Task to carry out:
Starting at the line that contains "Write a Python" and stopping after the line that contains "from matplotlib.ticker import", copy the lines exactly. Pictures are left out.

Entries shown:
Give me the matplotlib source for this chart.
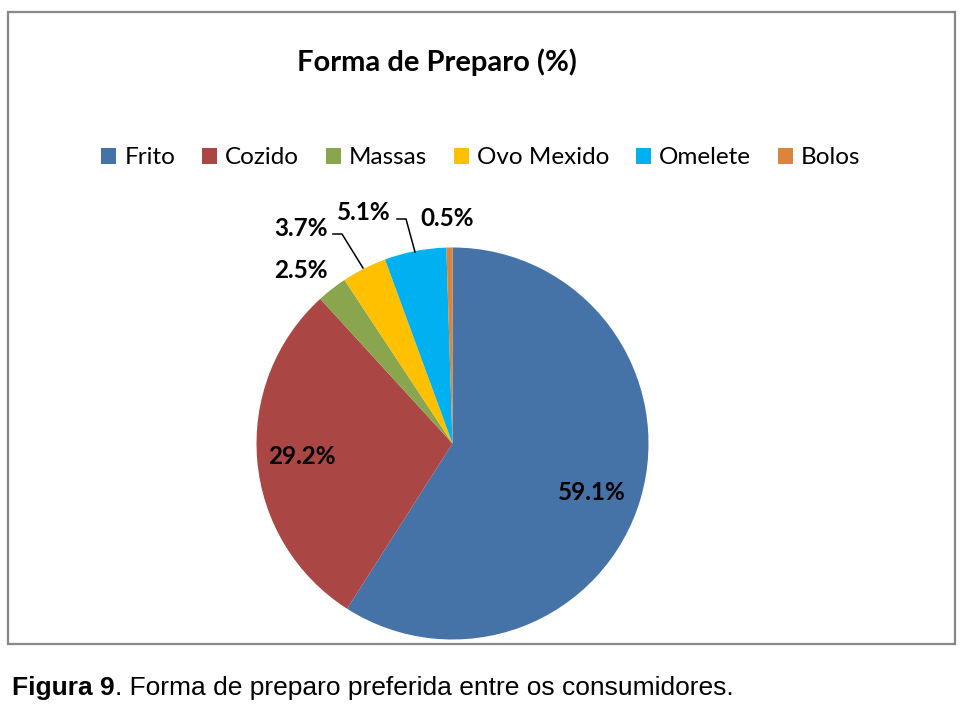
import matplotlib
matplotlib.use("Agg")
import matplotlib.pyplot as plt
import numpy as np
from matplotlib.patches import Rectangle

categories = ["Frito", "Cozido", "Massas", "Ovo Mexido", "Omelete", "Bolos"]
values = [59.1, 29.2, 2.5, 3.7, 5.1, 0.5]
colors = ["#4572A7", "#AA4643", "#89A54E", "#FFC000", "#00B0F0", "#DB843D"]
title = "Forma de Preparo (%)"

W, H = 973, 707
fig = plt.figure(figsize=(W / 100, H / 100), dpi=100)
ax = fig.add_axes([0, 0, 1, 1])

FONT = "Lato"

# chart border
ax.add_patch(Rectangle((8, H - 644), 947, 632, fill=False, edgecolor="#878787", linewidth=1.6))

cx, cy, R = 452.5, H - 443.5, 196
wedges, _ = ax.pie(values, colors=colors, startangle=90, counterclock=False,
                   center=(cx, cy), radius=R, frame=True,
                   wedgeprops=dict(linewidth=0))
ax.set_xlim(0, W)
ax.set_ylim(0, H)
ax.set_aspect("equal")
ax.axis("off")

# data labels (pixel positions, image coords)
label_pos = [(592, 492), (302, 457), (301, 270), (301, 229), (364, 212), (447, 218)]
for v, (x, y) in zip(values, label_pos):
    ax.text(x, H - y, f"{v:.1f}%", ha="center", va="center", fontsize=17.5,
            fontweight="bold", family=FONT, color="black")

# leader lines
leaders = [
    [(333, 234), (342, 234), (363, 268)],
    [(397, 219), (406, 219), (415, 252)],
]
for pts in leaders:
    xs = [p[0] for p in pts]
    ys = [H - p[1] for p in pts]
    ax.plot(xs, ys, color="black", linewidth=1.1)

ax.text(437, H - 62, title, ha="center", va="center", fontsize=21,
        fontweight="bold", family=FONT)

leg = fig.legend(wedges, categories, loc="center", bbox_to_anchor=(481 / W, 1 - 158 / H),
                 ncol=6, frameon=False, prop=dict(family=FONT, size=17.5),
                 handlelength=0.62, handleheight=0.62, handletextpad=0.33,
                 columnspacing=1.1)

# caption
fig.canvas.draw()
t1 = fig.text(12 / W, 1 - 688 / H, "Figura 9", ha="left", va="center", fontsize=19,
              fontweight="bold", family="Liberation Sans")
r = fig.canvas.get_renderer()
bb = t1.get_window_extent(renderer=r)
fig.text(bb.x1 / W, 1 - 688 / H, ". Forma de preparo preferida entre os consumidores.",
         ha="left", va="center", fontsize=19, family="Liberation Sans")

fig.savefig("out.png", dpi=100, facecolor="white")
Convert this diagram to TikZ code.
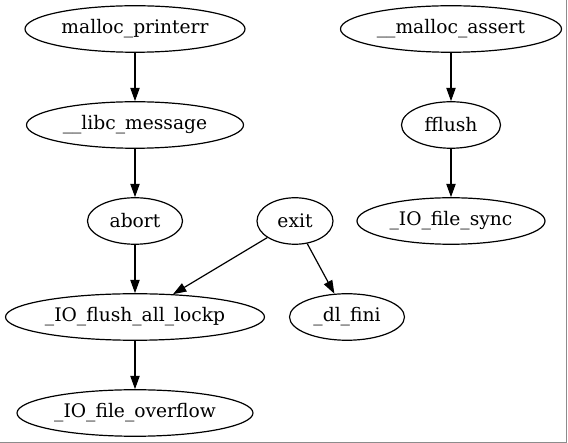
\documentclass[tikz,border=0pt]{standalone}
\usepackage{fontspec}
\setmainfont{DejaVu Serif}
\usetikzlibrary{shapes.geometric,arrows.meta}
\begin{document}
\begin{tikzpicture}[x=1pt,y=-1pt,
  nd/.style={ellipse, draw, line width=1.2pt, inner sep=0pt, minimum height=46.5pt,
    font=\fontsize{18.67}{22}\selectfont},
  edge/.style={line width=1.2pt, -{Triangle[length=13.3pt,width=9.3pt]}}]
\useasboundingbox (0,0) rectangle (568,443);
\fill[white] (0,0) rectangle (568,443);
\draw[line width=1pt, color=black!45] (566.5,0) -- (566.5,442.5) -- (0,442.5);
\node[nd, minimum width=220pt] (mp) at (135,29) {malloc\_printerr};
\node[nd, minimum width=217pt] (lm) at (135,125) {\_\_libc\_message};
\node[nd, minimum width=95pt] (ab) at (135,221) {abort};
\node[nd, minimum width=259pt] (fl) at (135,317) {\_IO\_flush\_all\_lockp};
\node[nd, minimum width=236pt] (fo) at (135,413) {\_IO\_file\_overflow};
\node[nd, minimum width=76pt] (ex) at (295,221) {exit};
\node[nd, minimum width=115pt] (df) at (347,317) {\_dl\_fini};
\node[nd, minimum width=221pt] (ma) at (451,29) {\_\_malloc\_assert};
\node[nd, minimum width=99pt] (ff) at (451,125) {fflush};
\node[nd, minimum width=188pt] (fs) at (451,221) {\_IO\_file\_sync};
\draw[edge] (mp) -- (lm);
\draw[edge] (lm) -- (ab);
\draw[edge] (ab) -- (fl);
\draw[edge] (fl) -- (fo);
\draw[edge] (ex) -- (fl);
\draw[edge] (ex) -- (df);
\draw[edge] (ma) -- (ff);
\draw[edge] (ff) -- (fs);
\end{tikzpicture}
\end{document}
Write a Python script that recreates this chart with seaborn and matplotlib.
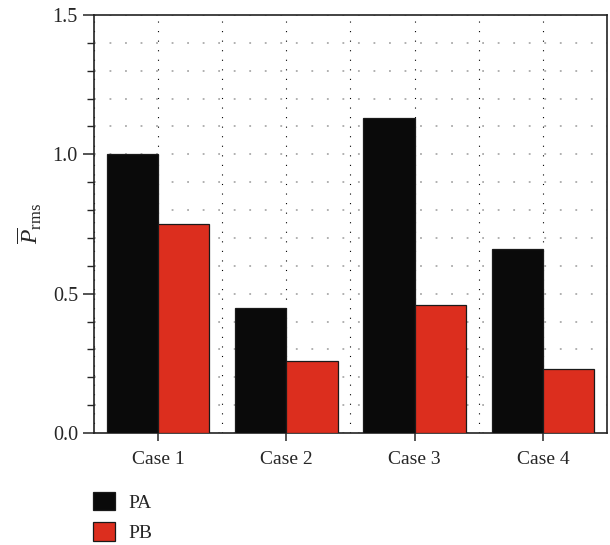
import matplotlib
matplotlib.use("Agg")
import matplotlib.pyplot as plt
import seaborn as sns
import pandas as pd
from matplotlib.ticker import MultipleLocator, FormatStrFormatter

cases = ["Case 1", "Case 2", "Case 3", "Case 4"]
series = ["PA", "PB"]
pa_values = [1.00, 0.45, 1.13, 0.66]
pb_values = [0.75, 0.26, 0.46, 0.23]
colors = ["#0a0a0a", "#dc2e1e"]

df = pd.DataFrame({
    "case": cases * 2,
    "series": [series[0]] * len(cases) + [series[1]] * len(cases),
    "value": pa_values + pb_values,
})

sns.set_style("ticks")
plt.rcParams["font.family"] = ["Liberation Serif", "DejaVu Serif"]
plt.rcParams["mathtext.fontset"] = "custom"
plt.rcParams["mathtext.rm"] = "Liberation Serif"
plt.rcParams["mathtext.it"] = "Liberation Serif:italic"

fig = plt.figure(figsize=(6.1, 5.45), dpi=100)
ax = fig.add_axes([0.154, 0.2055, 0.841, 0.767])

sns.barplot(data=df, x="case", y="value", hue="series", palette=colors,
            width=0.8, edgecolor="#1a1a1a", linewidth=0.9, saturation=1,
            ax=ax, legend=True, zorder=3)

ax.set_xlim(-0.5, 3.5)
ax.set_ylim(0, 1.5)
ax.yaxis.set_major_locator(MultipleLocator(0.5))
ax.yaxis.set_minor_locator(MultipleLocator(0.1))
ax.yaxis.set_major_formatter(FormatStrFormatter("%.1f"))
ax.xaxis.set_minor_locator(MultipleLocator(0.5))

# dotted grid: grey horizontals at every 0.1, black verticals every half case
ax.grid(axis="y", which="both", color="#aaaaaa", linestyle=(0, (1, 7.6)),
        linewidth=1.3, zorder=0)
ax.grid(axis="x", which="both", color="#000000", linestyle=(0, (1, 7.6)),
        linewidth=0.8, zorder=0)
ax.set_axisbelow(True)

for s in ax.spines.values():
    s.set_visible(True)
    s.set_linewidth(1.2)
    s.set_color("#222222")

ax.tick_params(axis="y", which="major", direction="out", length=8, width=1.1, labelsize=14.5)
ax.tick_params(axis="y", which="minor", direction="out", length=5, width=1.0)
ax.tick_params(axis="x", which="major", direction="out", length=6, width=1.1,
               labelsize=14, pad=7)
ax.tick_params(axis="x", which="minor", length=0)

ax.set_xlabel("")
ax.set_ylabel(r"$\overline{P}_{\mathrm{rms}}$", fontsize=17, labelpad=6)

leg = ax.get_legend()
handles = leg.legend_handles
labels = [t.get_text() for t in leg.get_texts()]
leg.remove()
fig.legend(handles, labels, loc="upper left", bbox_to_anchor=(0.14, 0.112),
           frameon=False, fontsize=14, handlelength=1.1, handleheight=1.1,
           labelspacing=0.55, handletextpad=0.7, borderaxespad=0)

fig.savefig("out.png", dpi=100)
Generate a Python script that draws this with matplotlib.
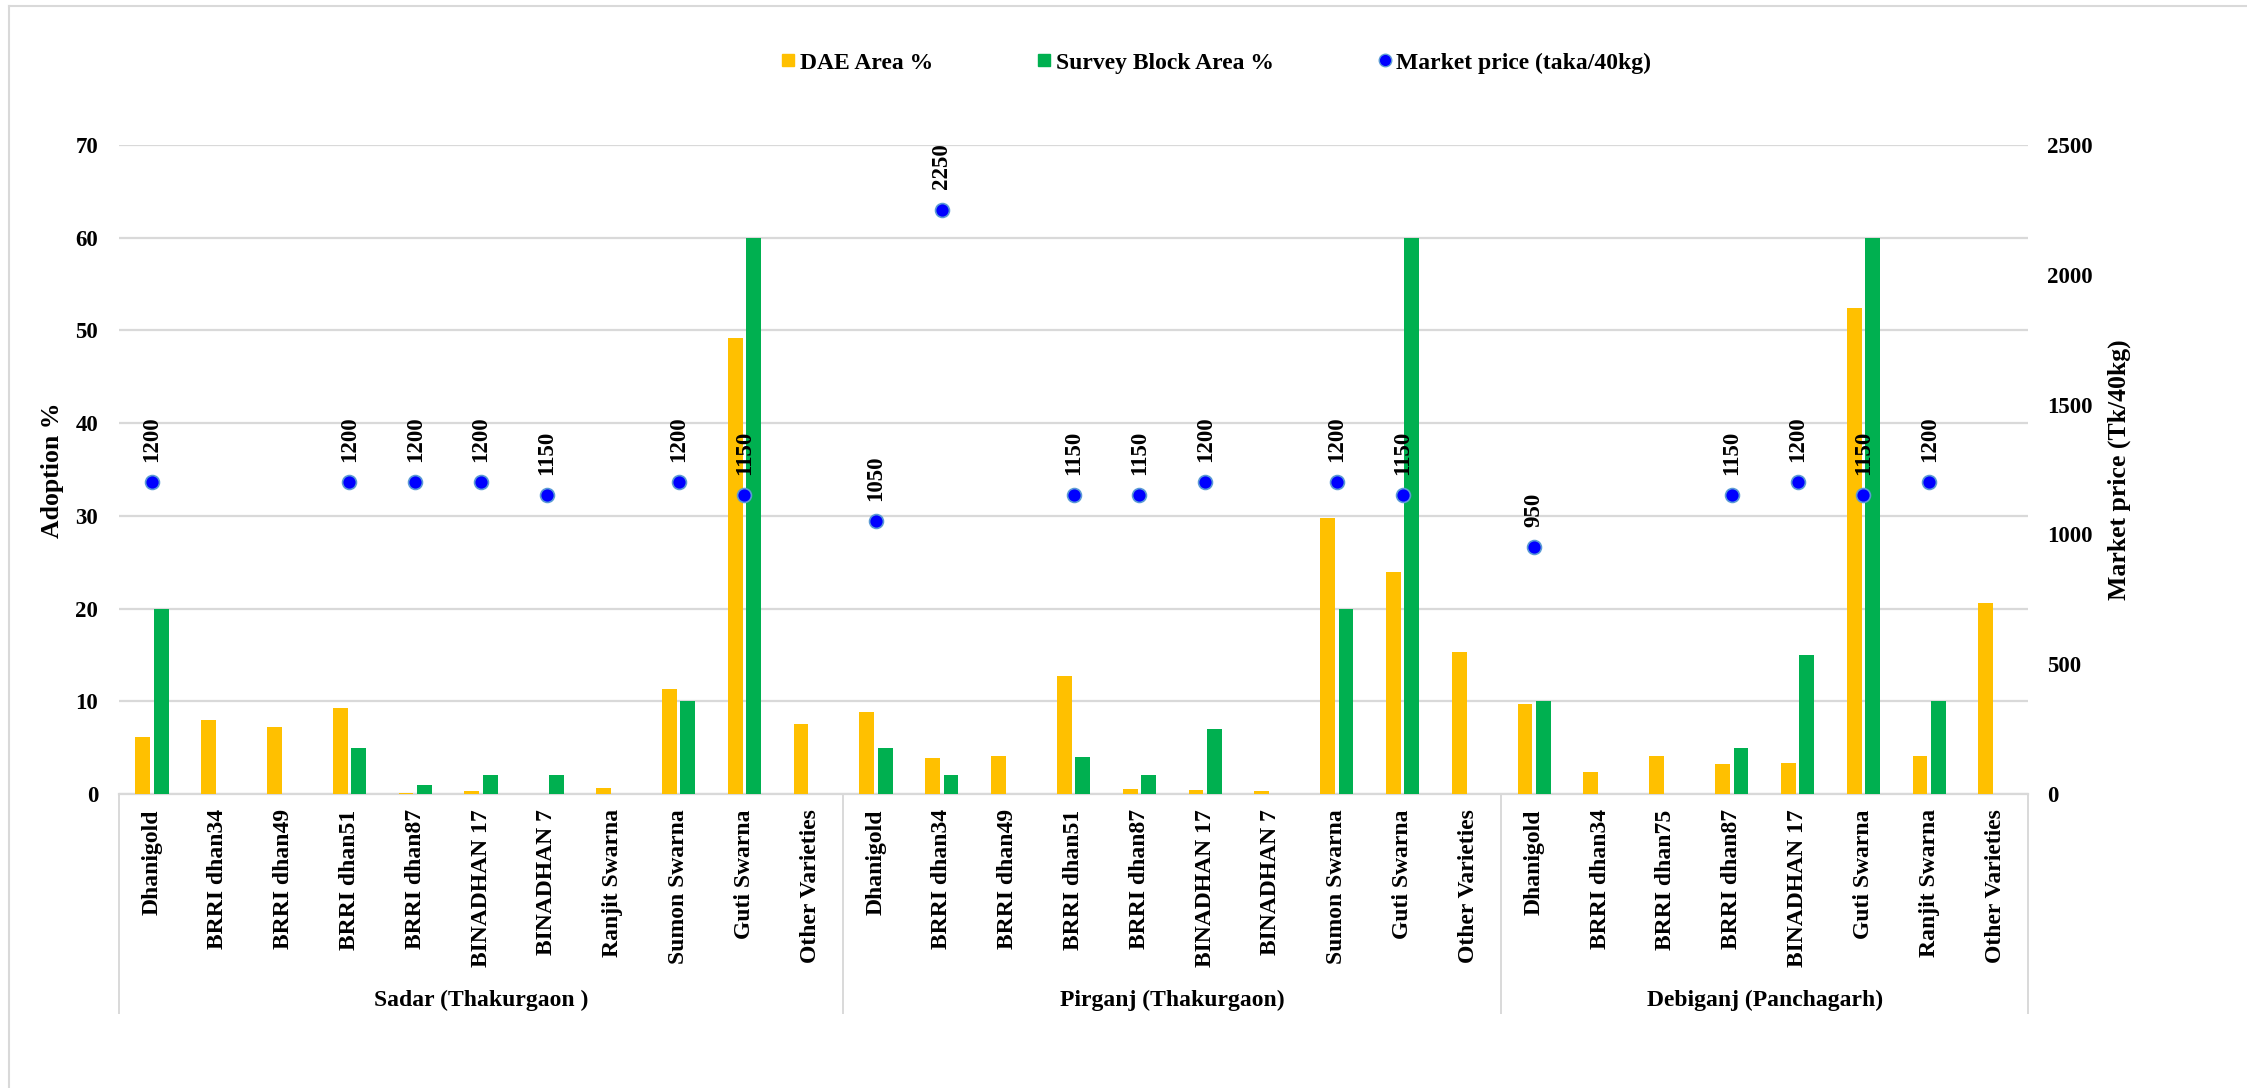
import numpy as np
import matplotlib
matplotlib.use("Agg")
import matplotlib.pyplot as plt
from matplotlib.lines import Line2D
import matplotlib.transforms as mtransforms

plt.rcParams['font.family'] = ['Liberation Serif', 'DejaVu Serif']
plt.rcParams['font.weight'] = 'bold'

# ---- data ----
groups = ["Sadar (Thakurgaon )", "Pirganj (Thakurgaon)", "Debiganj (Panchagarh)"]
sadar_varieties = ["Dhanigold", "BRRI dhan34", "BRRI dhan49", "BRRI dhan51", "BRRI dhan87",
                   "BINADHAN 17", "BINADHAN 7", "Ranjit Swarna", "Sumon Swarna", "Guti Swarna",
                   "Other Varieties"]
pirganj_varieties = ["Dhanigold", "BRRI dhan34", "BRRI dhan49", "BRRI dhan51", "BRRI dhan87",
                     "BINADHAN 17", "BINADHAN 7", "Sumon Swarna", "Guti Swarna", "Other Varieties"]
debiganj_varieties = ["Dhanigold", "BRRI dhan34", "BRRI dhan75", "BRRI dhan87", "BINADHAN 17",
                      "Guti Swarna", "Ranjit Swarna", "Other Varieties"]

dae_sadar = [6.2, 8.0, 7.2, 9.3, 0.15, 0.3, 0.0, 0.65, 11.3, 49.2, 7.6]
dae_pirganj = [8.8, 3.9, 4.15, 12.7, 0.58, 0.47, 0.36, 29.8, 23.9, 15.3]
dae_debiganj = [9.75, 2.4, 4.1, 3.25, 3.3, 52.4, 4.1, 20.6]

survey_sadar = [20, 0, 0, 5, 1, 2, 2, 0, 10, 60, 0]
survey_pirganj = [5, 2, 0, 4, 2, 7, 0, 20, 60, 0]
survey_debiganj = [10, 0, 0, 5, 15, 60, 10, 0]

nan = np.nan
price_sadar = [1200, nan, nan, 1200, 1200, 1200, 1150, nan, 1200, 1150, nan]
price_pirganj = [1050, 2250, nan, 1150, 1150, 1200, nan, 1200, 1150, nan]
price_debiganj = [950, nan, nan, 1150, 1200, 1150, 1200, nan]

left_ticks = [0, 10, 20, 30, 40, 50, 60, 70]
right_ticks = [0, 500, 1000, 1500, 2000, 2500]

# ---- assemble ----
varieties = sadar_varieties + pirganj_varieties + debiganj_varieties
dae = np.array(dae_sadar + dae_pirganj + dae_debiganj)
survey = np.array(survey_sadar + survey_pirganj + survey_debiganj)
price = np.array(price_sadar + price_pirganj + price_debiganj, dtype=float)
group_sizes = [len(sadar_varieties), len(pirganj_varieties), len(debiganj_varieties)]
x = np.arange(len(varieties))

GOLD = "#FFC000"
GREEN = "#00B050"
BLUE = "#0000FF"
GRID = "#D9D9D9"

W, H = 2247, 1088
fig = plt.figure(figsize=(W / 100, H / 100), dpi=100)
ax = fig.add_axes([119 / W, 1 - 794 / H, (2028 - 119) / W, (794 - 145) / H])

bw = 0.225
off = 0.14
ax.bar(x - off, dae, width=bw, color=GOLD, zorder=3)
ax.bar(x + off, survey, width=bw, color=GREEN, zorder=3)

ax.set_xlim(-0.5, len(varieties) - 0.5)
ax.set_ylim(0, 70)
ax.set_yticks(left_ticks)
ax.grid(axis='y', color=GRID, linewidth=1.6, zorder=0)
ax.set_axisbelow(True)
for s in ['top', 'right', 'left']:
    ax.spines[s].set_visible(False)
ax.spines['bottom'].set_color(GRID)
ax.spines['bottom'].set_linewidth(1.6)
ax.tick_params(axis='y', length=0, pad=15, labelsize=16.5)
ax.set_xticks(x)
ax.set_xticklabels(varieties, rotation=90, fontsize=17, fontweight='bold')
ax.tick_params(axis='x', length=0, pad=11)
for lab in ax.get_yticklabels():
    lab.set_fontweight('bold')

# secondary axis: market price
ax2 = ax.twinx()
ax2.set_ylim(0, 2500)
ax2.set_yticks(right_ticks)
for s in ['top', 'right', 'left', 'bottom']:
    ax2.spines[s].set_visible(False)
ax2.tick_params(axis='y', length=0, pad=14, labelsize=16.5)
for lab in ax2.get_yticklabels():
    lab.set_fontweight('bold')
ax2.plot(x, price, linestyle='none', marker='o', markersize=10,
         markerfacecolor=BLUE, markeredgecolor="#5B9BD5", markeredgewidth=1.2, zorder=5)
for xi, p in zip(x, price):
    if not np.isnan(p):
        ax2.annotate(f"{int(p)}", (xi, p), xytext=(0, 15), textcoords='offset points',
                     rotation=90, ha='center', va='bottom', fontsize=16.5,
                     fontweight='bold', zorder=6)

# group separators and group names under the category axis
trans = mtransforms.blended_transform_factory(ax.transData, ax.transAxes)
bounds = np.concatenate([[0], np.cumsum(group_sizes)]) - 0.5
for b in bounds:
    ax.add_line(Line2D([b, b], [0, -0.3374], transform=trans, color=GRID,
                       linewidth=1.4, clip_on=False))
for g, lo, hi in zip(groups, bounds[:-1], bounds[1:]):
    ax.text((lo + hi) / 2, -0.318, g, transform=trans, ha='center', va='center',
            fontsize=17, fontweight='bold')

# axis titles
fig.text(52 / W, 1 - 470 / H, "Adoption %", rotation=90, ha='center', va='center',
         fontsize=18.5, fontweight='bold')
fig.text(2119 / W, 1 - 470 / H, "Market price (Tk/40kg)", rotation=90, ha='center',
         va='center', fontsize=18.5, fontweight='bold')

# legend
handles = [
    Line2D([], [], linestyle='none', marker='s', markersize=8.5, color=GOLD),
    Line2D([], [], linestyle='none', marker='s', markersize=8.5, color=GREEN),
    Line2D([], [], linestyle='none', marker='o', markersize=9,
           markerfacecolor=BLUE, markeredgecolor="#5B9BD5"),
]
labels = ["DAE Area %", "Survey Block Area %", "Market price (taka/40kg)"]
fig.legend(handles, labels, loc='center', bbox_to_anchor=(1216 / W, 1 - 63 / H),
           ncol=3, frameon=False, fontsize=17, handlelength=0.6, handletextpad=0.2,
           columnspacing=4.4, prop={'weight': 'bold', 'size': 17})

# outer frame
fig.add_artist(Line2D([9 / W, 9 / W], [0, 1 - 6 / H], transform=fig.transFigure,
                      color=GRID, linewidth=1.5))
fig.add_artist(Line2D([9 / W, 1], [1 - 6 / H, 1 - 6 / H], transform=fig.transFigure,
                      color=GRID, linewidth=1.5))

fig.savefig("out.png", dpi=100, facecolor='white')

Written response:
Write a Python script that recreates this chart with seaborn and matplotlib.
import matplotlib
matplotlib.use("Agg")
import matplotlib.pyplot as plt
import seaborn as sns
import pandas as pd
from matplotlib.ticker import MultipleLocator, FormatStrFormatter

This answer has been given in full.